プログラマやシステムエンジニアを指向しているのなら、何かプログラムを作ってなきゃおかしい。出来れば公開しているのがいい。あるいは業務とは直接関係のない試験を受けているというのでもいいだろう。そういったことをするということは、単なるスキルアップだけではなく、

不満をモチベーションに昇華する

という能力があるということにもなる。以前に採用するのにITスキルは問わないという話を書いたように、そうやって作った「成果物」は別に稚拙でも構わない。働いていればスキルは身につくのが当然だからだ。

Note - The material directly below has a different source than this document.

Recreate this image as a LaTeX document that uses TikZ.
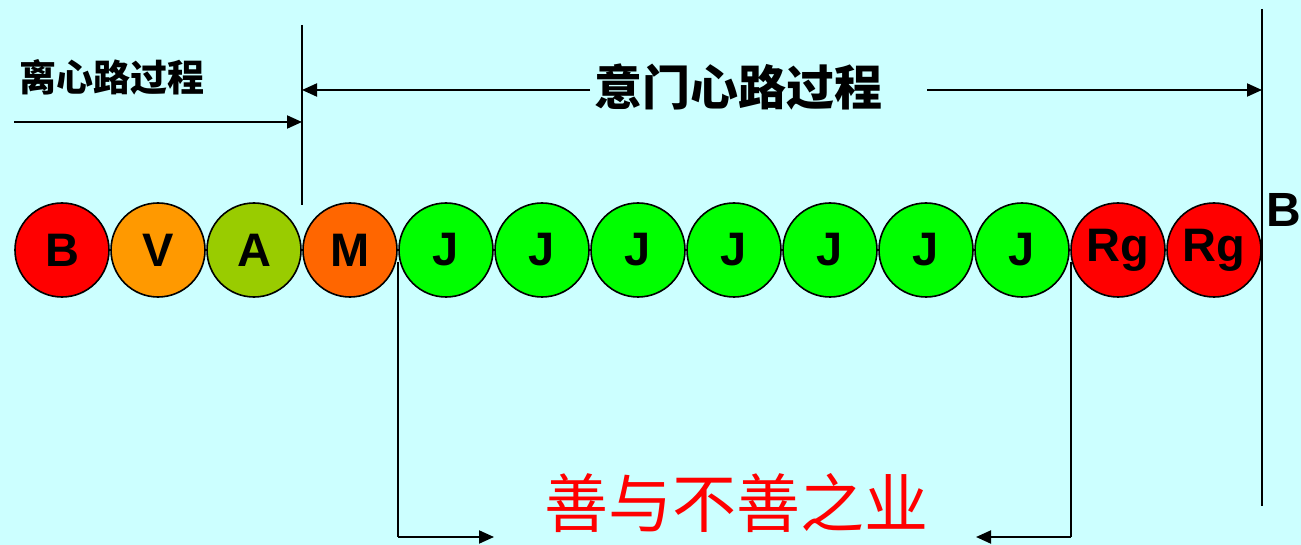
\documentclass[tikz,border=0pt]{standalone}
\usepackage{fontspec}
\setmainfont{Liberation Sans}
\newfontfamily\cjk{Noto Sans CJK SC}
\usetikzlibrary{arrows.meta}
\definecolor{bgc}{HTML}{CCFFFF}
\definecolor{cB}{HTML}{FF0000}
\definecolor{cV}{HTML}{FF9900}
\definecolor{cA}{HTML}{99CC00}
\definecolor{cM}{HTML}{FF6600}
\definecolor{cJ}{HTML}{00FF00}
\tikzset{
  ball/.style={circle, draw=black, line width=1.6pt, minimum size=94pt, inner sep=0pt,
    font=\fontsize{47}{47}\selectfont\bfseries},
  ln/.style={line width=2pt, draw=black},
  arr/.style={ln, -{Triangle[length=15pt,width=13pt]}},
}
\begin{document}
\begin{tikzpicture}[x=1pt,y=-1pt]
\fill[bgc] (0,0) rectangle (1301,545);
\useasboundingbox (0,0) rectangle (1301,545);
% vertical guide lines
\coordinate (v1t) at (302,25);
\coordinate (v1b) at (302,205);
\coordinate (v2t) at (1262,9);
\coordinate (v2b) at (1262,506);
\draw[ln] (v1t) -- (v1b);
\draw[ln] (v2t) -- (v2b);
% balls
\foreach \i/\c/\t in {1/cB/B,2/cV/V,3/cA/A,4/cM/M,5/cJ/J,6/cJ/J,7/cJ/J,8/cJ/J,9/cJ/J,10/cJ/J,11/cJ/J,12/cB/Rg,13/cB/Rg}{
  \node[ball, fill=\c] (c\i) at ({62+96*(\i-1)},250) {\t};
}
% titles
\node[font=\cjk\fontsize{37}{37}\selectfont\bfseries, anchor=west, inner sep=0pt] (t1) at (19,77) {离心路过程};
\node[font=\cjk\fontsize{48}{48}\selectfont\bfseries, inner sep=0pt] (t2) at (738,87) {意门心路过程};
\node[font=\fontsize{48}{48}\selectfont\bfseries, inner sep=0pt] (rb) at (1284,210) {B};
\node[font=\cjk\fontsize{64}{64}\selectfont, text=red, inner sep=0pt] (t3) at (736,503) {善与不善之业};
% arrows
\coordinate (a1s) at (14,122);
\coordinate (a1e) at (302,122);
\draw[arr] (a1s) -- (a1e);
\coordinate (a2l) at (302,90);
\coordinate (a2ls) at (590,90);
\coordinate (a2rs) at (927,90);
\coordinate (a2r) at (1262,90);
\draw[arr] (a2ls) -- (a2l);
\draw[arr] (a2rs) -- (a2r);
% bottom brackets
\coordinate (b1t) at (398,262);
\coordinate (b1c) at (398,537);
\coordinate (b1e) at (494,537);
\draw[ln] (b1t) -- (b1c);
\draw[arr] (b1c) -- (b1e);
\coordinate (b2t) at (1071,262);
\coordinate (b2c) at (1071,537);
\coordinate (b2e) at (976,537);
\draw[ln] (b2t) -- (b2c);
\draw[arr] (b2c) -- (b2e);
\end{tikzpicture}
\end{document}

でも、何も強制されない環境で、そういった「何かを作る(する)」という活動をするという考え方をすることは大事だ。「会社の仕事は退屈だ」と言うだけではなく、「退屈なんでこんなもの作ってます」的なものがあれば、見所がある。そんな人を評価出来ない会社には気の毒だけど、評価されないなら転職する気になってもしょうがないよねと思う。

こういった活動は同時に

意気込みの可視化

ということでもある。「やる気があります」と言うだけじゃなくて、その「やる気」の裏付けになるわけだ。そうすれば、その人に本当にやる気があるのか、それとも口先だけなのかということがわかる。

まぁそういった意味では、自分の作品を公開するということは、一種の「就職活動」でもある。それは「技術の誇示」だけではなくて、それ以外の様々なスキルの裏付けとなる。そういった意味では、何らかの「ふりーそふとうぇあ」を作って公開しているということは、アドバンテージたりうることだ。

件の人には「こんな根胆なのよ」と説明したわけではないので、ある意味アンフェアと映るかも知れない。でも、自分で「やった」と思えるような実績がある人なら、こういった水の向け方をされたら「待ってました」とばかり言いたくなるのが技術屋と言うものだろうから、結果は同じだろう。

実は応募して来た人は知らない人でなかったという事情もあって、お断りのメールの時にこの辺のカラクリを説明しておいた。「次」の機会 — それは弊社なのか他の会社なのかは別にして — の時には、「現状の会社での不満」をモチベーションとして何らかの「成果物」が出せるようになると良いなと思う。

まぁそんなわけで、「次」を目指している人は、その「不満」をモチベーションに昇華して、何らかの「成果物」を作っておくのがいいと思う。別に「次」目指していなくても、そういった作品を見た人がコンタクトして来るかも知れない。